In more concrete terms, does the Catholic moral tradition have anything to help us discern the signs of the times? Absolutely!
There is a rich tradition of study circles and study weeks that was central to the most robust realizations of social Catholicism, whether in the circles that flourished across Europe after the example of Bishop Wilhelm E. von Ketteler, or in the French Sillon movement led by Marc Sangnier, or in the various forms of Specialized Catholic Action inspired by Joseph Cardinal Cardijn. This thought was also central to Msgr. Reynold Hillenbrand’s integration of the liturgy with the formation of laity for the social apostolate during his rectorship at Mundelein Seminary (1936-44). This approach resulted in a strikingly confident and fruitful Chicago Catholicism in the decades surrounding the Second Vatican Council, which anticipated the vision of the council, even if we have more forgotten it than realized it.

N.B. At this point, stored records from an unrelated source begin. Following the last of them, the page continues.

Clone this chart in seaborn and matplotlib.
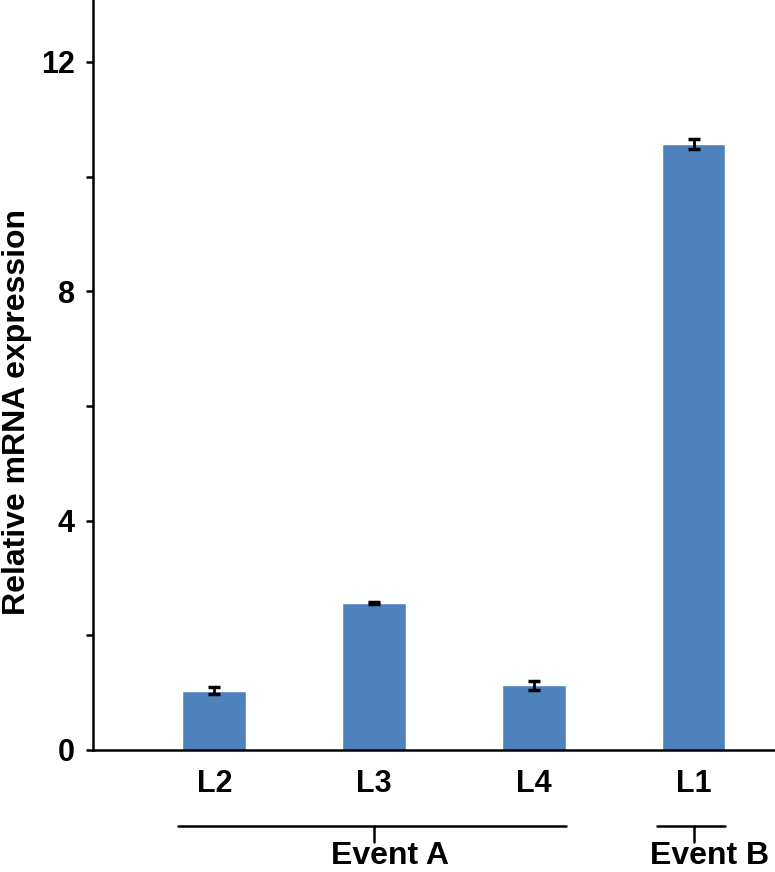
import matplotlib
matplotlib.use('Agg')
import matplotlib.pyplot as plt
import matplotlib.transforms as mtransforms
from matplotlib.ticker import MultipleLocator
import seaborn as sns
import pandas as pd

lines = ['L2', 'L3', 'L4', 'L1']
expression = [1.03, 2.56, 1.13, 10.57]
errors = [0.06, 0.02, 0.08, 0.09]
groups = ['Event A', 'Event B']
group_members = [['L2', 'L3', 'L4'], ['L1']]

sns.set_style('ticks')
plt.rcParams['font.family'] = ['Liberation Sans', 'DejaVu Sans']
plt.rcParams['font.weight'] = 'bold'
for key in ['text.color', 'axes.labelcolor', 'xtick.color', 'ytick.color',
            'axes.edgecolor']:
    plt.rcParams[key] = 'black'

df = pd.DataFrame({'line': lines, 'expression': expression})

fig = plt.figure(figsize=(7.75, 8.72), dpi=100)
ax = fig.add_axes([0.12, 0.14, 0.88, 0.86])

sns.barplot(data=df, x='line', y='expression', color='#4F81BD',
            saturation=1, width=0.4, errorbar=None, ax=ax)
ax.errorbar(range(len(lines)), expression, yerr=errors, fmt='none',
            ecolor='black', elinewidth=2, capsize=4.5, capthick=2.5)

ax.set_xlim(-0.76, 3.51)
ax.set_ylim(0, 13.08)
ax.yaxis.set_major_locator(MultipleLocator(4))
ax.yaxis.set_minor_locator(MultipleLocator(2))
ax.tick_params(axis='y', which='both', length=5, width=1.8, pad=8,
               labelsize=22, direction='out')
ax.tick_params(axis='x', length=0, pad=14, labelsize=22)
for lab in ax.get_xticklabels() + ax.get_yticklabels():
    lab.set_fontweight('bold')

ax.set_xlabel('')
ax.set_ylabel('Relative mRNA expression', fontsize=23, fontweight='bold')
ax.yaxis.set_label_coords(-0.089, 0.45)

sns.despine(ax=ax)
for side in ['left', 'bottom']:
    ax.spines[side].set_linewidth(1.8)

# group brackets under the tick labels
trans = mtransforms.blended_transform_factory(ax.transData, ax.transAxes)
pos = {name: i for i, name in enumerate(lines)}
for name, members in zip(groups, group_members):
    idx = [pos[m] for m in members]
    lo, hi = min(idx) - 0.23, max(idx) + 0.2
    mid = (min(idx) + max(idx)) / 2
    ax.plot([lo, hi], [-0.101, -0.101], color='black', lw=1.8,
            transform=trans, clip_on=False)
    ax.plot([mid, mid], [-0.101, -0.123], color='black', lw=1.8,
            transform=trans, clip_on=False)
    ax.text(mid + 0.1, -0.152, name, transform=trans, ha='center',
            va='baseline', fontsize=23, fontweight='bold')

fig.savefig('out.png', dpi=100)
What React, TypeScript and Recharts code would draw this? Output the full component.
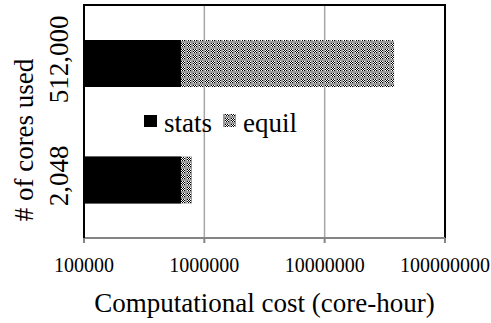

In this Jubilee Year of Hope, I am confident that the divine help is available if we are willing to be the instruments. If we were to draw on the relevant aspects of the Catholic moral tradition, I think we would be creatively exploring how we can foster understanding about the signs of the times and how we might respond to them. Or we can just avoid looking up.
I will stop here as much of what I have written is treated at greater length through this substack and accompanying volumes.